Now let’s see how much time PostgreSQL will require to get the first 5 records only
postgres=# explain analyze select * from person limit 5;
QUERY PLAN
---------------------------------------------------------------------------------------------------------------
Limit (cost=0.00..0.09 rows=5 width=25) (actual time=0.009..0.010 rows=5 loops=1)
-> Seq Scan on person (cost=0.00..1736.00 rows=100000 width=25) (actual time=0.007..0.008 rows=5 loops=1)
Planning Time: 0.043 ms
Execution Time: 0.019 ms
(4 rows)
PostgreSQL takes just 0.019 ms to retrieve the first rows using LIMIT. In production environments, it’s crucial to limit the number of rows retrieved to only what is needed. This approach significantly enhances query performance compared to retrieving the entire dataset.
Suppose we want to get a list of the 5 youngest people in our dataset. We could run the following query:
postgres=# select * from person order by age limit 5;
id | name | age | city
-----+-----------+-----+--------
137 | Person137 | 20 | Taif
209 | Person209 | 20 | Riyadh
54 | Person54 | 20 | Jaddah
68 | Person68 | 20 | Riyadh
274 | Person274 | 20 | Jaddah
(5 rows)
Lets now see how much time it took to execute this query
postgres=# explain analyze select * from person order by age limit 5;
QUERY PLAN
---------------------------------------------------------------------------------------------------------------------------
Limit (cost=3396.96..3396.98 rows=5 width=25) (actual time=68.293..68.295 rows=5 loops=1)
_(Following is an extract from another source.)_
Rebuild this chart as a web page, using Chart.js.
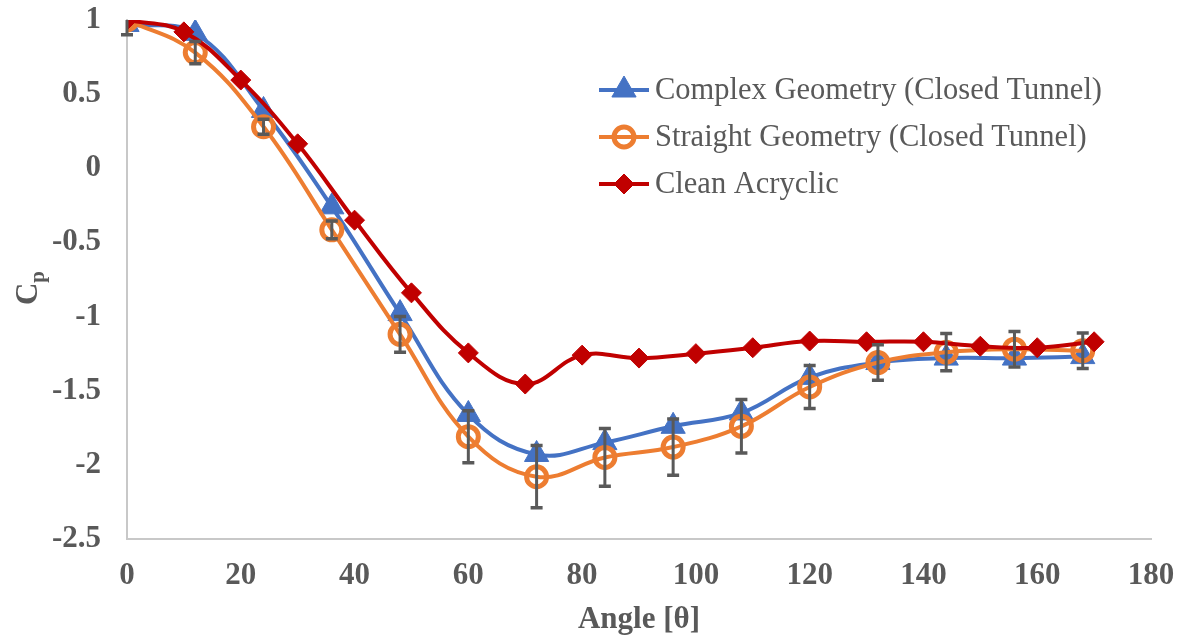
<!DOCTYPE html>
<html>
<head>
<meta charset="utf-8">
<script src="https://cdn.jsdelivr.net/npm/chart.js@4.4.0/dist/chart.umd.min.js"></script>
<style>
  html, body { margin: 0; padding: 0; background: #fff; }
  #wrap { width: 1184px; height: 643px; }
</style>
</head>
<body>
<div id="wrap"><canvas id="chart" width="1184" height="643"></canvas></div>
<script>
// angles for the two tunnel runs (every 12 deg) and the clean run (every 10 deg)
const anglesTunnel = [0, 12, 24, 36, 48, 60, 72, 84, 96, 108, 120, 132, 144, 156, 168];
const anglesClean = [0, 10, 20, 30, 40, 50, 60, 70, 80, 90, 100, 110, 120, 130, 140, 150, 160, 170];

const complexCp = [0.97, 0.91, 0.39, -0.26, -0.98, -1.66, -1.93, -1.85, -1.74, -1.65, -1.41, -1.31, -1.28, -1.28, -1.27];
const straightCp = [1.0, 0.78, 0.28, -0.415, -1.12, -1.81, -2.08, -1.95, -1.88, -1.74, -1.475, -1.31, -1.24, -1.22, -1.23];
const straightErr = [0.1, 0.075, 0.05, 0.06, 0.12, 0.175, 0.21, 0.195, 0.19, 0.18, 0.145, 0.12, 0.125, 0.12, 0.12];
const cleanCp = [1.0, 0.92, 0.595, 0.165, -0.35, -0.84, -1.245, -1.455, -1.26, -1.28, -1.25, -1.21, -1.165, -1.17, -1.17, -1.2, -1.21, -1.17];

const xTicks = [0, 20, 40, 60, 80, 100, 120, 140, 160, 180];
const yTicks = [1, 0.5, 0, -0.5, -1, -1.5, -2, -2.5];

const seriesNames = ['Complex Geometry (Closed Tunnel)', 'Straight Geometry (Closed Tunnel)', 'Clean Acryclic'];

const FONT = "'Liberation Serif', 'Times New Roman', serif";
const GREY = '#595959';

const toPoints = (xs, ys) => xs.map((x, i) => ({ x: x, y: ys[i] }));

// vertical error bars on the straight geometry series
const errorBars = {
  id: 'errorBars',
  afterDatasetsDraw(chart) {
    const ctx = chart.ctx;
    const xs = chart.scales.x, ys = chart.scales.y;
    const area = chart.chartArea;
    ctx.save();
    ctx.beginPath();
    ctx.rect(area.left - 10, area.top, area.right - area.left + 20, area.bottom - area.top);
    ctx.clip();
    ctx.strokeStyle = GREY;
    anglesTunnel.forEach((a, i) => {
      const px = xs.getPixelForValue(a);
      const top = ys.getPixelForValue(straightCp[i] + straightErr[i]);
      const bot = ys.getPixelForValue(straightCp[i] - straightErr[i]);
      ctx.lineWidth = 3;
      ctx.beginPath();
      ctx.moveTo(px, top); ctx.lineTo(px, bot);
      ctx.stroke();
      ctx.lineWidth = 3.5;
      ctx.beginPath();
      ctx.moveTo(px - 6, top); ctx.lineTo(px + 6, top);
      ctx.moveTo(px - 6, bot); ctx.lineTo(px + 6, bot);
      ctx.stroke();
    });
    ctx.restore();
  }
};

// legend with line + marker, Excel style
const lineLegend = {
  id: 'lineLegend',
  afterDraw(chart) {
    const ctx = chart.ctx;
    const rows = [90, 137, 184];
    ctx.save();
    chart.data.datasets.forEach((ds, i) => {
      const y = rows[i];
      ctx.strokeStyle = ds.borderColor;
      ctx.lineWidth = ds.borderWidth;
      ctx.beginPath();
      ctx.moveTo(599, y); ctx.lineTo(649, y);
      ctx.stroke();
      ctx.fillStyle = ds.pointBackgroundColor;
      ctx.strokeStyle = ds.borderColor;
      ctx.lineWidth = ds.pointBorderWidth;
      Chart.helpers.drawPoint(ctx, {
        pointStyle: ds.pointStyle, radius: ds.pointRadius, borderWidth: ds.pointBorderWidth, rotation: 0
      }, 624, y);
      ctx.fillStyle = GREY;
      ctx.font = '30.5px ' + FONT;
      ctx.textAlign = 'left';
      ctx.textBaseline = 'middle';
      ctx.fillText(seriesNames[i], 655, y + 1);
    });
    ctx.restore();
  }
};

// y axis title C with subscript p
const yTitle = {
  id: 'yTitle',
  afterDraw(chart) {
    const ctx = chart.ctx;
    ctx.save();
    ctx.translate(37, 288);
    ctx.rotate(-Math.PI / 2);
    ctx.fillStyle = GREY;
    ctx.textBaseline = 'alphabetic';
    ctx.font = 'bold 31px ' + FONT;
    const wC = ctx.measureText('C').width;
    ctx.font = 'bold 21px ' + FONT;
    const wp = ctx.measureText('p').width;
    const start = -(wC + wp) / 2;
    ctx.font = 'bold 31px ' + FONT;
    ctx.fillText('C', start, 0);
    ctx.font = 'bold 21px ' + FONT;
    ctx.fillText('p', start + wC, 7);
    ctx.restore();
  }
};

new Chart(document.getElementById('chart'), {
  type: 'line',
  data: {
    datasets: [
      {
        label: seriesNames[0],
        data: toPoints(anglesTunnel, complexCp),
        borderColor: '#4472C4',
        backgroundColor: '#4472C4',
        pointBackgroundColor: '#4472C4',
        borderWidth: 4,
        pointStyle: 'triangle',
        pointRadius: 14,
        pointBorderWidth: 1,
        tension: 0.4,
        order: 3
      },
      {
        label: seriesNames[1],
        data: toPoints(anglesTunnel, straightCp),
        borderColor: '#ED7D31',
        backgroundColor: '#ED7D31',
        pointBackgroundColor: 'rgba(0,0,0,0)',
        borderWidth: 4,
        pointStyle: 'circle',
        pointRadius: 10,
        pointBorderWidth: 5,
        tension: 0.4,
        order: 2
      },
      {
        label: seriesNames[2],
        data: toPoints(anglesClean, cleanCp),
        borderColor: '#C00000',
        backgroundColor: '#C00000',
        pointBackgroundColor: '#C00000',
        borderWidth: 4,
        pointStyle: 'rectRot',
        pointRadius: 10,
        pointBorderWidth: 1,
        tension: 0.4,
        order: 1
      }
    ]
  },
  options: {
    responsive: false,
    animation: false,
    layout: { padding: { top: 20, right: 33, left: 0, bottom: 0 } },
    plugins: {
      legend: { display: false },
      tooltip: { enabled: false }
    },
    scales: {
      x: {
        type: 'linear',
        min: 0,
        max: 180,
        afterFit: (s) => { s.height = 104; s.paddingLeft = 0; s.paddingRight = 0; },
        afterBuildTicks: (s) => { s.ticks = xTicks.map(v => ({ value: v })); },
        grid: { display: false, drawTicks: false },
        border: { display: true, color: '#c8c8c8', width: 2 },
        ticks: {
          color: GREY,
          padding: 18,
          font: { family: FONT, size: 31, weight: 'bold' },
          callback: (v) => String(v)
        },
        title: {
          display: true,
          text: 'Angle [θ]',
          color: GREY,
          font: { family: FONT, size: 31, weight: 'bold' },
          padding: { top: 0, bottom: 4 }
        }
      },
      y: {
        min: -2.5,
        max: 1,
        afterFit: (s) => { s.width = 127; s.paddingTop = 0; s.paddingBottom = 0; },
        afterBuildTicks: (s) => { s.ticks = yTicks.map(v => ({ value: v })); },
        grid: { display: false, drawTicks: false },
        border: { display: true, color: '#c8c8c8', width: 2 },
        ticks: {
          color: GREY,
          padding: 26,
          font: { family: FONT, size: 31, weight: 'bold' },
          callback: (v) => String(Math.round(v * 10) / 10)
        }
      }
    }
  },
  plugins: [errorBars, lineLegend, yTitle]
});
</script>
</body>
</html>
-> Sort (cost=3396.96..3646.96 rows=100000 width=25) (actual time=68.291..68.292 rows=5 loops=1)
Sort Key: age
Sort Method: top-N heapsort Memory: 25kB
-> Seq Scan on person (cost=0.00..1736.00 rows=100000 width=25) (actual time=0.010..21.802 rows=100000 loops=1)
Planning Time: 0.065 ms
Execution Time: 68.311 ms
(7 rows)
In this query, PostgreSQL retrieves the first 5 rows from the person table, ordered by the age column. The execution plan reveals an inefficient process: PostgreSQL performs a sequential scan of the entire table (Seq Scan), taking about 21.8 milliseconds to read all 100,000 rows. It then sorts these rows by age using a top-N heapsort, which takes approximately 46.4 milliseconds.
Finally, it applies the LIMIT 5 clause to return the first 5 sorted rows, resulting in a total execution time of 68.311 milliseconds. This approach is inefficient because it scans and sorts the entire dataset, which is time-consuming and resource-intensive, especially for large tables.
Let’s see how an index can help to speed this up let’s create an index on the age column
postgres=# create index on person (age);
CREATE INDEX
postgres=#
postgres=# explain analyze select * from person order by age limit 5;
QUERY PLAN
--------------------------------------------------------------------------------------------------------------------------------------
Limit (cost=0.29..0.53 rows=5 width=25) (actual time=0.034..0.039 rows=5 loops=1)
-> Index Scan using person_age_idx on person (cost=0.29..4798.73 rows=100000 width=25) (actual time=0.033..0.036 rows=5 loops=1)
Planning Time: 0.293 ms
Execution Time: 0.052 ms
(4 rows)
After creating an index on the age column of the person table, the query to retrieve the first 5 rows ordered by age becomes significantly more efficient. The execution plan shows that PostgreSQL uses an Index Scan person_age_idx, which directly accesses the rows in the desired order. This eliminates the need for a full table scan and explicit sorting. The Index Scan retrieves the first 5 rows in just 0.036 milliseconds, resulting in a total execution time of 0.052 milliseconds.
This efficient method drastically reduces the query time compared to the previous approach, as it leverages the index to quickly find and return the sorted rows, demonstrating the performance benefits of indexing for such queries.
Understanding the performance impact of using ORDER BY with LIMIT in PostgreSQL is essential for optimizing query efficiency. By leveraging indexes and limiting result sets, developers can enhance database performance and ensure faster query responses.